Extracted records:
-*-*-
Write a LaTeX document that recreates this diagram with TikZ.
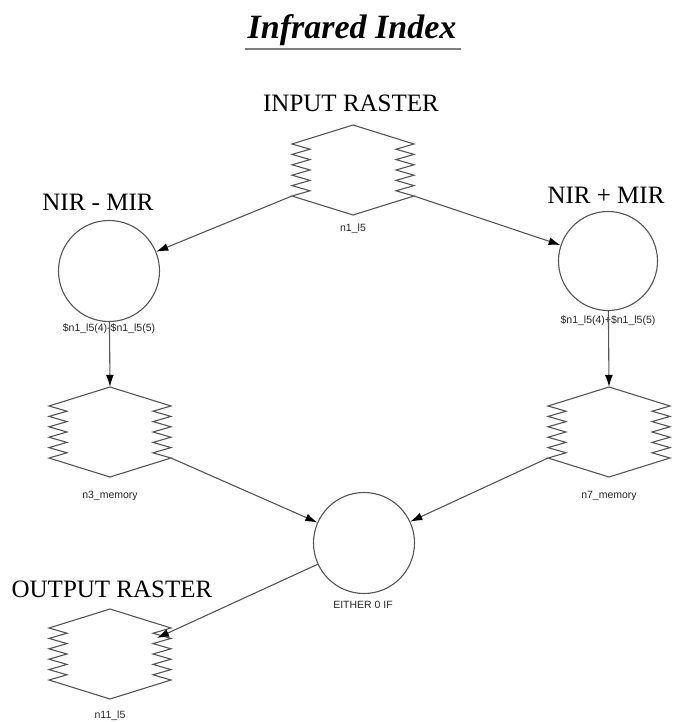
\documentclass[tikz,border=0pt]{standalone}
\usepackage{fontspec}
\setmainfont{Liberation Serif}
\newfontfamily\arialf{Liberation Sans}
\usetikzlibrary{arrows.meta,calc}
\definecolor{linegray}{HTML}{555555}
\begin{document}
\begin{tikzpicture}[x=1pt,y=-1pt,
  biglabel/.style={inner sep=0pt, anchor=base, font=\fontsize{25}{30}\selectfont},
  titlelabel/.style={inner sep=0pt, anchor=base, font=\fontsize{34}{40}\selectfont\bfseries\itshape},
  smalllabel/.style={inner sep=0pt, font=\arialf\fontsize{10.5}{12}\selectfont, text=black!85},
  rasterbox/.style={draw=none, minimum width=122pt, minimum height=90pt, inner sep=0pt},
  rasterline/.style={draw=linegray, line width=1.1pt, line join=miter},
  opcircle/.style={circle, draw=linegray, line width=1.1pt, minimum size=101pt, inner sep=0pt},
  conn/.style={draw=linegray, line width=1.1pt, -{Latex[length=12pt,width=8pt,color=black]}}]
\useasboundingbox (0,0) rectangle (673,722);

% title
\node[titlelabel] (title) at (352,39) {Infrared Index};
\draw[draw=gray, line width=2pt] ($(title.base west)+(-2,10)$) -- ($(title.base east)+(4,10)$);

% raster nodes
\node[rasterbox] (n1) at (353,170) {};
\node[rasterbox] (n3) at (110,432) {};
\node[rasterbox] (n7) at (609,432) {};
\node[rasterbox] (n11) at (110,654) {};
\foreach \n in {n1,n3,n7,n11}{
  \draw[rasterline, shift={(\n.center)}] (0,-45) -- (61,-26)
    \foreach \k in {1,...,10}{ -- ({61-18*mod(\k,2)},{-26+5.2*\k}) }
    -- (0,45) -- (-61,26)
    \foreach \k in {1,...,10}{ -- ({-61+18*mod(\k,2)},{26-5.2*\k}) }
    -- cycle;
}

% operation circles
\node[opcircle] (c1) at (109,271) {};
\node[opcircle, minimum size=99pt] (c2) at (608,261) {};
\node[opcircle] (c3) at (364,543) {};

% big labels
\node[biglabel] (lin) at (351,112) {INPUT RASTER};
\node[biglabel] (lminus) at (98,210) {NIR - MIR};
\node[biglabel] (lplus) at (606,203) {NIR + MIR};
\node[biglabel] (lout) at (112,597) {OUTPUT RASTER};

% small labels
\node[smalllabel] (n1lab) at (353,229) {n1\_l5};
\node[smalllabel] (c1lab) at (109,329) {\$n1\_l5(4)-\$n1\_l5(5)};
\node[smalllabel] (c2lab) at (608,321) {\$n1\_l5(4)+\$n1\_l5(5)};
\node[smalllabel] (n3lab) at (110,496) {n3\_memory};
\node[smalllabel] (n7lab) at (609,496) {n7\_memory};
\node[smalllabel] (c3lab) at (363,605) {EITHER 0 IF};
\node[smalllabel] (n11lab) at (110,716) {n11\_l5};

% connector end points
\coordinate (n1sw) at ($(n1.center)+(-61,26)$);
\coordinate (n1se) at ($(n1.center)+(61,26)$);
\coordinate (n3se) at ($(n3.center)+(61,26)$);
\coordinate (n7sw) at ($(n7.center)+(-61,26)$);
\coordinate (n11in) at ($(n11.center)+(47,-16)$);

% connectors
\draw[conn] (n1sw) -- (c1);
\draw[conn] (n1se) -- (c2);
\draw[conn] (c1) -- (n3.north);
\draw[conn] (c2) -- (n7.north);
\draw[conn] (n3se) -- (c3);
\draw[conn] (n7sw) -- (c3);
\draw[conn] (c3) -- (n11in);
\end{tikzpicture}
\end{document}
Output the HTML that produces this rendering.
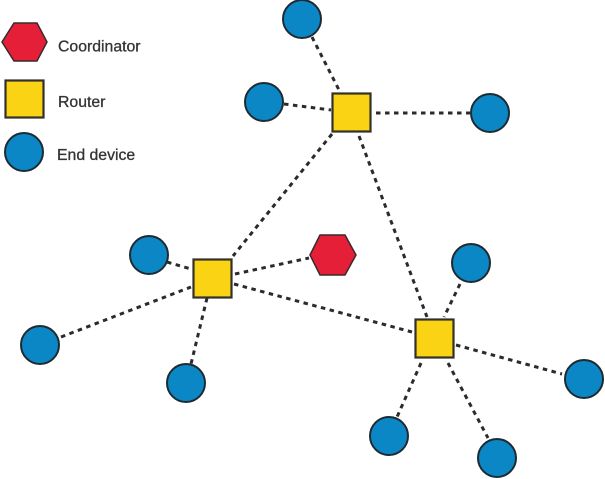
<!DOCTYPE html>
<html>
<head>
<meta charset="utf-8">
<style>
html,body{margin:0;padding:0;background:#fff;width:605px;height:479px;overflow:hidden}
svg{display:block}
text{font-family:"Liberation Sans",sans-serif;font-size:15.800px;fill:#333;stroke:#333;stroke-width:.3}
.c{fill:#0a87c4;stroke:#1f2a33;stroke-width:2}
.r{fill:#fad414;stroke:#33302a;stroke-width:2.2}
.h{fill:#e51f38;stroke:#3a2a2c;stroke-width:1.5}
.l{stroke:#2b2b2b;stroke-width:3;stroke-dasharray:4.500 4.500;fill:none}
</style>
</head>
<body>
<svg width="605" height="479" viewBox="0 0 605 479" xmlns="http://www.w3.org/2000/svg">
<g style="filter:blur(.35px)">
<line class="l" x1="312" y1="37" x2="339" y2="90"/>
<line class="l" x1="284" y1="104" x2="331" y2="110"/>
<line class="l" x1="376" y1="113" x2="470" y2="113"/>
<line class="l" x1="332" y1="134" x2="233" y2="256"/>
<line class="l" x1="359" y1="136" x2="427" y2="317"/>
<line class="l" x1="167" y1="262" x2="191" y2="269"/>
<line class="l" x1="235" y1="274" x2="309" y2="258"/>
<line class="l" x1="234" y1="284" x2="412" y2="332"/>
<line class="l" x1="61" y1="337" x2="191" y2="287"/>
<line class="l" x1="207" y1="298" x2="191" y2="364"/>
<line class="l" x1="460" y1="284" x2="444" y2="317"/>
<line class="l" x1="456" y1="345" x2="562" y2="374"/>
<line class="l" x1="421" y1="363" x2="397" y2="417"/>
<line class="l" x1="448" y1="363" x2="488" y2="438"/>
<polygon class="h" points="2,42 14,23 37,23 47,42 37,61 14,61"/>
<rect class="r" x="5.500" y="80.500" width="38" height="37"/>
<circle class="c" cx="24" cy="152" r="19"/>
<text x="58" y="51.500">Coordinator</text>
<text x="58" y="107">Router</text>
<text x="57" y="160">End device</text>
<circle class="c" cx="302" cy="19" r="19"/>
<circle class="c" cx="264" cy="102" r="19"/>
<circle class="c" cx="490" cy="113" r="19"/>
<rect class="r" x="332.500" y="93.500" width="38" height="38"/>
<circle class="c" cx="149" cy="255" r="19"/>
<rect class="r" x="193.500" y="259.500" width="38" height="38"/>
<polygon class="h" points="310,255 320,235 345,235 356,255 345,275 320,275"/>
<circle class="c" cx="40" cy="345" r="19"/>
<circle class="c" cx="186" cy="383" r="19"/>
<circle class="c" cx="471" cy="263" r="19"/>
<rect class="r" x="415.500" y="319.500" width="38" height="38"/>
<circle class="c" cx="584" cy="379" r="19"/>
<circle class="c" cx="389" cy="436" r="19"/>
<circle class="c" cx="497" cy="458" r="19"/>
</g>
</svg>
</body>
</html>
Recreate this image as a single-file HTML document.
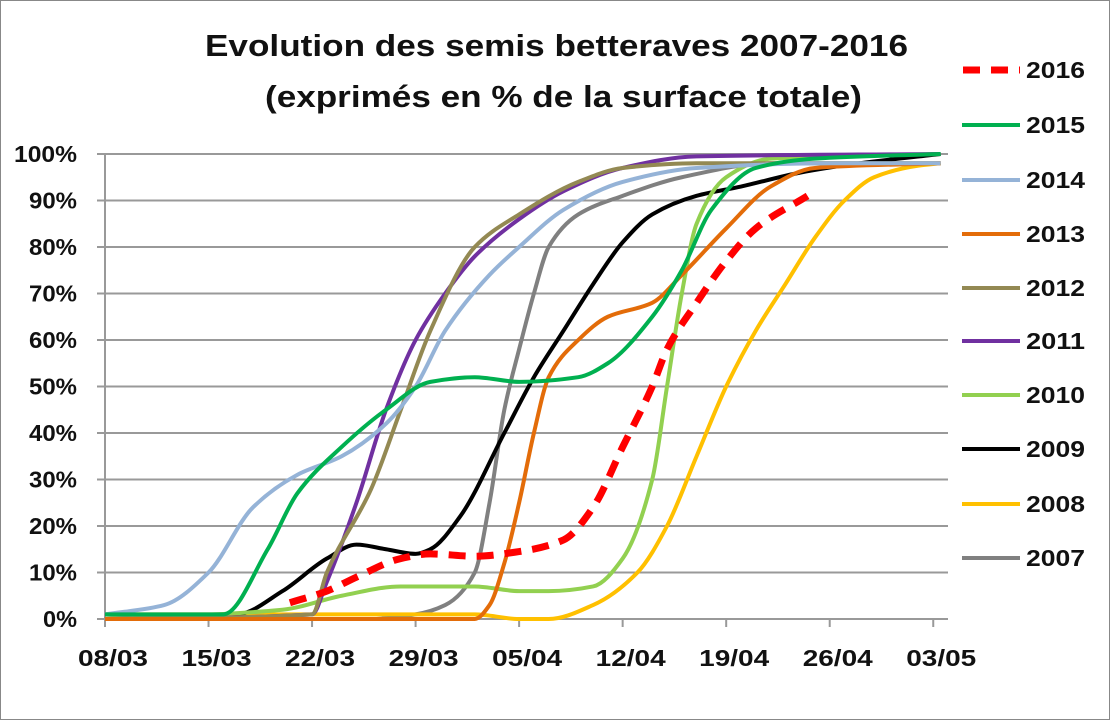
-*-*-
Task to complete → Every line should be retyped exactly, with the pictures omitted.

Answer to the problem →
Write a LaTeX document that recreates this diagram with TikZ.
\documentclass[tikz,border=0pt]{standalone}
\usepackage{fontspec}
\setmainfont{Liberation Serif}
\newfontfamily\arialf{Liberation Sans}
\usetikzlibrary{arrows.meta,calc}
\definecolor{linegray}{HTML}{555555}
\begin{document}
\begin{tikzpicture}[x=1pt,y=-1pt,
  biglabel/.style={inner sep=0pt, anchor=base, font=\fontsize{25}{30}\selectfont},
  titlelabel/.style={inner sep=0pt, anchor=base, font=\fontsize{34}{40}\selectfont\bfseries\itshape},
  smalllabel/.style={inner sep=0pt, font=\arialf\fontsize{10.5}{12}\selectfont, text=black!85},
  rasterbox/.style={draw=none, minimum width=122pt, minimum height=90pt, inner sep=0pt},
  rasterline/.style={draw=linegray, line width=1.1pt, line join=miter},
  opcircle/.style={circle, draw=linegray, line width=1.1pt, minimum size=101pt, inner sep=0pt},
  conn/.style={draw=linegray, line width=1.1pt, -{Latex[length=12pt,width=8pt,color=black]}}]
\useasboundingbox (0,0) rectangle (673,722);

% title
\node[titlelabel] (title) at (352,39) {Infrared Index};
\draw[draw=gray, line width=2pt] ($(title.base west)+(-2,10)$) -- ($(title.base east)+(4,10)$);

% raster nodes
\node[rasterbox] (n1) at (353,170) {};
\node[rasterbox] (n3) at (110,432) {};
\node[rasterbox] (n7) at (609,432) {};
\node[rasterbox] (n11) at (110,654) {};
\foreach \n in {n1,n3,n7,n11}{
  \draw[rasterline, shift={(\n.center)}] (0,-45) -- (61,-26)
    \foreach \k in {1,...,10}{ -- ({61-18*mod(\k,2)},{-26+5.2*\k}) }
    -- (0,45) -- (-61,26)
    \foreach \k in {1,...,10}{ -- ({-61+18*mod(\k,2)},{26-5.2*\k}) }
    -- cycle;
}

% operation circles
\node[opcircle] (c1) at (109,271) {};
\node[opcircle, minimum size=99pt] (c2) at (608,261) {};
\node[opcircle] (c3) at (364,543) {};

% big labels
\node[biglabel] (lin) at (351,112) {INPUT RASTER};
\node[biglabel] (lminus) at (98,210) {NIR - MIR};
\node[biglabel] (lplus) at (606,203) {NIR + MIR};
\node[biglabel] (lout) at (112,597) {OUTPUT RASTER};

% small labels
\node[smalllabel] (n1lab) at (353,229) {n1\_l5};
\node[smalllabel] (c1lab) at (109,329) {\$n1\_l5(4)-\$n1\_l5(5)};
\node[smalllabel] (c2lab) at (608,321) {\$n1\_l5(4)+\$n1\_l5(5)};
\node[smalllabel] (n3lab) at (110,496) {n3\_memory};
\node[smalllabel] (n7lab) at (609,496) {n7\_memory};
\node[smalllabel] (c3lab) at (363,605) {EITHER 0 IF};
\node[smalllabel] (n11lab) at (110,716) {n11\_l5};

% connector end points
\coordinate (n1sw) at ($(n1.center)+(-61,26)$);
\coordinate (n1se) at ($(n1.center)+(61,26)$);
\coordinate (n3se) at ($(n3.center)+(61,26)$);
\coordinate (n7sw) at ($(n7.center)+(-61,26)$);
\coordinate (n11in) at ($(n11.center)+(47,-16)$);

% connectors
\draw[conn] (n1sw) -- (c1);
\draw[conn] (n1se) -- (c2);
\draw[conn] (c1) -- (n3.north);
\draw[conn] (c2) -- (n7.north);
\draw[conn] (n3se) -- (c3);
\draw[conn] (n7sw) -- (c3);
\draw[conn] (c3) -- (n11in);
\end{tikzpicture}
\end{document}
Output the HTML that produces this rendering.
<!DOCTYPE html>
<html>
<head>
<meta charset="utf-8">
<style>
html,body{margin:0;padding:0;background:#fff;width:605px;height:479px;overflow:hidden}
svg{display:block}
text{font-family:"Liberation Sans",sans-serif;font-size:15.800px;fill:#333;stroke:#333;stroke-width:.3}
.c{fill:#0a87c4;stroke:#1f2a33;stroke-width:2}
.r{fill:#fad414;stroke:#33302a;stroke-width:2.2}
.h{fill:#e51f38;stroke:#3a2a2c;stroke-width:1.5}
.l{stroke:#2b2b2b;stroke-width:3;stroke-dasharray:4.500 4.500;fill:none}
</style>
</head>
<body>
<svg width="605" height="479" viewBox="0 0 605 479" xmlns="http://www.w3.org/2000/svg">
<g style="filter:blur(.35px)">
<line class="l" x1="312" y1="37" x2="339" y2="90"/>
<line class="l" x1="284" y1="104" x2="331" y2="110"/>
<line class="l" x1="376" y1="113" x2="470" y2="113"/>
<line class="l" x1="332" y1="134" x2="233" y2="256"/>
<line class="l" x1="359" y1="136" x2="427" y2="317"/>
<line class="l" x1="167" y1="262" x2="191" y2="269"/>
<line class="l" x1="235" y1="274" x2="309" y2="258"/>
<line class="l" x1="234" y1="284" x2="412" y2="332"/>
<line class="l" x1="61" y1="337" x2="191" y2="287"/>
<line class="l" x1="207" y1="298" x2="191" y2="364"/>
<line class="l" x1="460" y1="284" x2="444" y2="317"/>
<line class="l" x1="456" y1="345" x2="562" y2="374"/>
<line class="l" x1="421" y1="363" x2="397" y2="417"/>
<line class="l" x1="448" y1="363" x2="488" y2="438"/>
<polygon class="h" points="2,42 14,23 37,23 47,42 37,61 14,61"/>
<rect class="r" x="5.500" y="80.500" width="38" height="37"/>
<circle class="c" cx="24" cy="152" r="19"/>
<text x="58" y="51.500">Coordinator</text>
<text x="58" y="107">Router</text>
<text x="57" y="160">End device</text>
<circle class="c" cx="302" cy="19" r="19"/>
<circle class="c" cx="264" cy="102" r="19"/>
<circle class="c" cx="490" cy="113" r="19"/>
<rect class="r" x="332.500" y="93.500" width="38" height="38"/>
<circle class="c" cx="149" cy="255" r="19"/>
<rect class="r" x="193.500" y="259.500" width="38" height="38"/>
<polygon class="h" points="310,255 320,235 345,235 356,255 345,275 320,275"/>
<circle class="c" cx="40" cy="345" r="19"/>
<circle class="c" cx="186" cy="383" r="19"/>
<circle class="c" cx="471" cy="263" r="19"/>
<rect class="r" x="415.500" y="319.500" width="38" height="38"/>
<circle class="c" cx="584" cy="379" r="19"/>
<circle class="c" cx="389" cy="436" r="19"/>
<circle class="c" cx="497" cy="458" r="19"/>
</g>
</svg>
</body>
</html>
Recreate this image as a single-file HTML document.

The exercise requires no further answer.